Graduating during Covid didn’t sour Ellery at all on her King’s experience, even though, she admits, her send-off was not at all as envisioned and it was tough to be separated from her friends.
But still she made the most of it: she finished her fourth-year honours project during lockdown, even though by then she and co-director Travis Devonport, BJ(Hons)’20, lived several provinces apart. With Ellery in Alberta and Travis in Nova Scotia, they finished editing their documentary film by sending files back and forth through Google. Called “The Lonest of Wolves,” the film follows Nova Scotian man Steve Skafte as he explores abandoned places and imagines what has been lost. Not only did the pair complete the documentary, they were awarded a Radio Television Digital News Foundation scholarship and the film was accepted to the FIN Atlantic International Film Festival, which in 2020 was totally an online affair.

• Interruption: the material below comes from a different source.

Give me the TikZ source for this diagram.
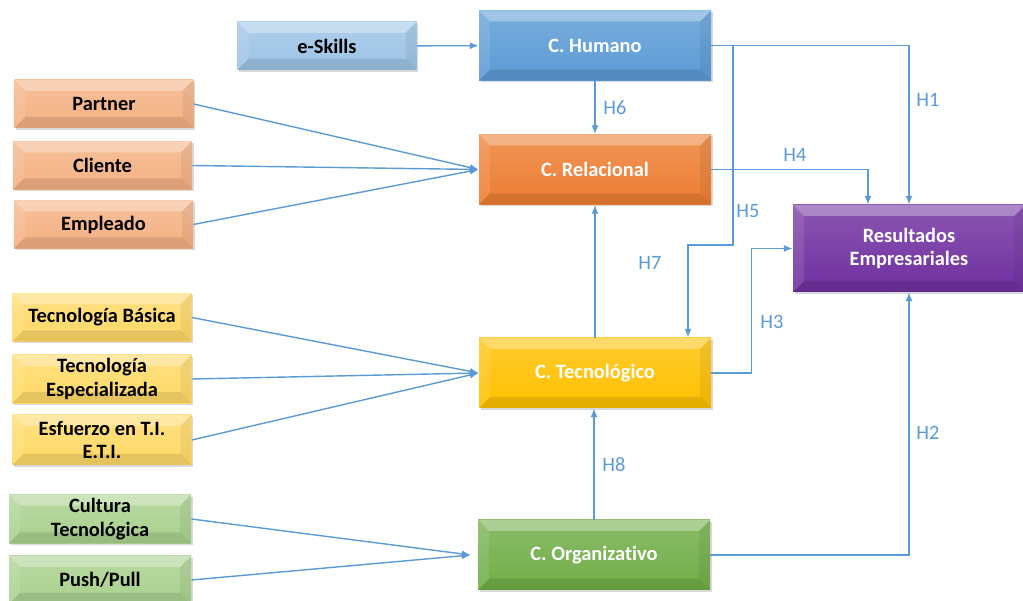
\documentclass[tikz,border=0pt]{standalone}
\usepackage{fontspec}
\setmainfont{Carlito}[Ligatures=NoCommon]
\usetikzlibrary{arrows.meta,shadows}
\definecolor{linkblue}{HTML}{5B9BD5}
\definecolor{humblue}{HTML}{5B9BD5}
\definecolor{skillblue}{HTML}{9DC3E6}
\definecolor{relorange}{HTML}{ED7D31}
\definecolor{relsalmon}{HTML}{F4B183}
\definecolor{tecgold}{HTML}{FFC000}
\definecolor{tecyellow}{HTML}{FFD966}
\definecolor{orggreen}{HTML}{70AD47}
\definecolor{orglight}{HTML}{A9D18E}
\definecolor{respurple}{HTML}{7030A0}
\newcommand{\bevelw}{0.22cm}
\tikzset{
  tint/.style={top color=#1!82!white, bottom color=#1},
  bevel/.style={path picture={
    \path (path picture bounding box.north west) coordinate (bnw)
          (path picture bounding box.north east) coordinate (bne)
          (path picture bounding box.south west) coordinate (bsw)
          (path picture bounding box.south east) coordinate (bse);
    \fill[white,opacity=.3] (bnw) -- (bne) -- ([shift={(-\bevelw,-\bevelw)}]bne) -- ([shift={(\bevelw,-\bevelw)}]bnw) -- cycle;
    \fill[white,opacity=.1] (bnw) -- ([shift={(\bevelw,-\bevelw)}]bnw) -- ([shift={(\bevelw,\bevelw)}]bsw) -- (bsw) -- cycle;
    \fill[black,opacity=.1] (bsw) -- ([shift={(\bevelw,\bevelw)}]bsw) -- ([shift={(-\bevelw,\bevelw)}]bse) -- (bse) -- cycle;
    \fill[black,opacity=.06] (bne) -- (bse) -- ([shift={(-\bevelw,\bevelw)}]bse) -- ([shift={(-\bevelw,-\bevelw)}]bne) -- cycle;
  }}
}
\tikzstyle{box}=[draw=none, align=center, inner sep=2pt, font=\bfseries\fontsize{11.6}{13.6}\selectfont, drop shadow={opacity=.3, shadow xshift=.03cm, shadow yshift=-.04cm}, bevel]
\tikzstyle{core}=[box, text=white, minimum width=4.64cm, minimum height=1.4cm]
\tikzstyle{item}=[box, text=black, minimum width=3.58cm, minimum height=0.96cm]
\tikzstyle{link}=[-{Latex[length=5pt,width=4pt]}, draw=linkblue, line width=0.8pt]
\tikzstyle{hyp}=[text=linkblue, font=\fontsize{11.6}{13.6}\selectfont]

\begin{document}
\begin{tikzpicture}
    \useasboundingbox (0,0) rectangle (20.46,-12.02);

    % capital blocks
    \node [core, tint=humblue] (humano) at (11.9, -0.91) {C. Humano};
    \node [core, tint=relorange] (relacional) at (11.9, -3.39) {C. Relacional};
    \node [core, tint=tecgold] (tecno) at (11.9, -7.46) {C. Tecnol\'ogico};
    \node [core, tint=orggreen] (organiz) at (11.88, -11.1) {C. Organizativo};
    \node [core, tint=respurple, minimum height=1.74cm] (resultados) at (18.18, -4.97) {Resultados\\Empresariales};

    % indicators
    \node [item, tint=skillblue] (eskills) at (6.54, -0.92) {e-Skills};
    \node [item, tint=relsalmon] (partner) at (2.08, -2.08) {Partner};
    \node [item, tint=relsalmon] (cliente) at (2.05, -3.31) {Cliente};
    \node [item, tint=relsalmon] (empleado) at (2.07, -4.49) {Empleado};
    \node [item, tint=tecyellow] (basica) at (2.04, -6.35) {Tecnolog\'ia B\'asica};
    \node [item, tint=tecyellow] (especial) at (2.04, -7.58) {Tecnolog\'ia\\Especializada};
    \node [item, tint=tecyellow, minimum height=1.0cm] (esfuerzo) at (2.04, -8.8) {Esfuerzo en T.I.\\E.T.I.};
    \node [item, tint=orglight, minimum width=3.64cm] (cultura) at (2.0, -10.38) {Cultura\\Tecnol\'ogica};
    \node [item, tint=orglight, minimum width=3.64cm] (push) at (2.0, -11.6) {Push/Pull};

    \draw [link] (eskills) -- (humano);
    \foreach \n in {partner, cliente, empleado}
        \draw [link] (\n.east) -- (relacional.west);
    \foreach \n in {basica, especial, esfuerzo}
        \draw [link] (\n.east) -- (tecno.west);
    \foreach \n in {cultura, push}
        \draw [link] (\n.east) -- ([xshift=-0.14cm]organiz.west);

    % hypotheses
    \coordinate (h5a) at (14.66, -0.91);
    \coordinate (h5b) at (14.66, -4.9);
    \draw [link] (humano) -- (relacional);
    \draw [link] (humano.east) -| (resultados.north);
    \draw [link] (h5a) -- (h5b) -| ([xshift=1.86cm]tecno.north);
    \draw [link] (relacional.east) -| ([xshift=-0.82cm]resultados.north);
    \draw [link] (tecno) -- (relacional);
    \draw [link] (tecno.east) -- ++(0.8,0) |- (resultados.west);
    \draw [link] (organiz.north) -- (organiz.north |- tecno.south);
    \draw [link] (organiz.east) -| (resultados.south);

    \node [hyp] (h1) at (18.56, -2.0) {H1};
    \node [hyp] (h2) at (18.56, -8.66) {H2};
    \node [hyp] (h3) at (15.44, -6.44) {H3};
    \node [hyp] (h4) at (15.9, -3.1) {H4};
    \node [hyp] (h5) at (14.96, -4.22) {H5};
    \node [hyp] (h6) at (12.3, -2.16) {H6};
    \node [hyp] (h7) at (13.0, -5.26) {H7};
    \node [hyp] (h8) at (12.28, -9.3) {H8};
\end{tikzpicture}
\end{document}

“King’s is everything to me,” says Ellery, who was first introduced to its charms while visiting her older brother Daniel, BA(Hons)’19, during his fall study break. She was struck by the school’s “homey” feeling and how welcoming her brothers’ friends were.
“It was almost like a foreshadowing of how my friendships would go … It’s such a tight-knit community and everyone’s looking out for each other.”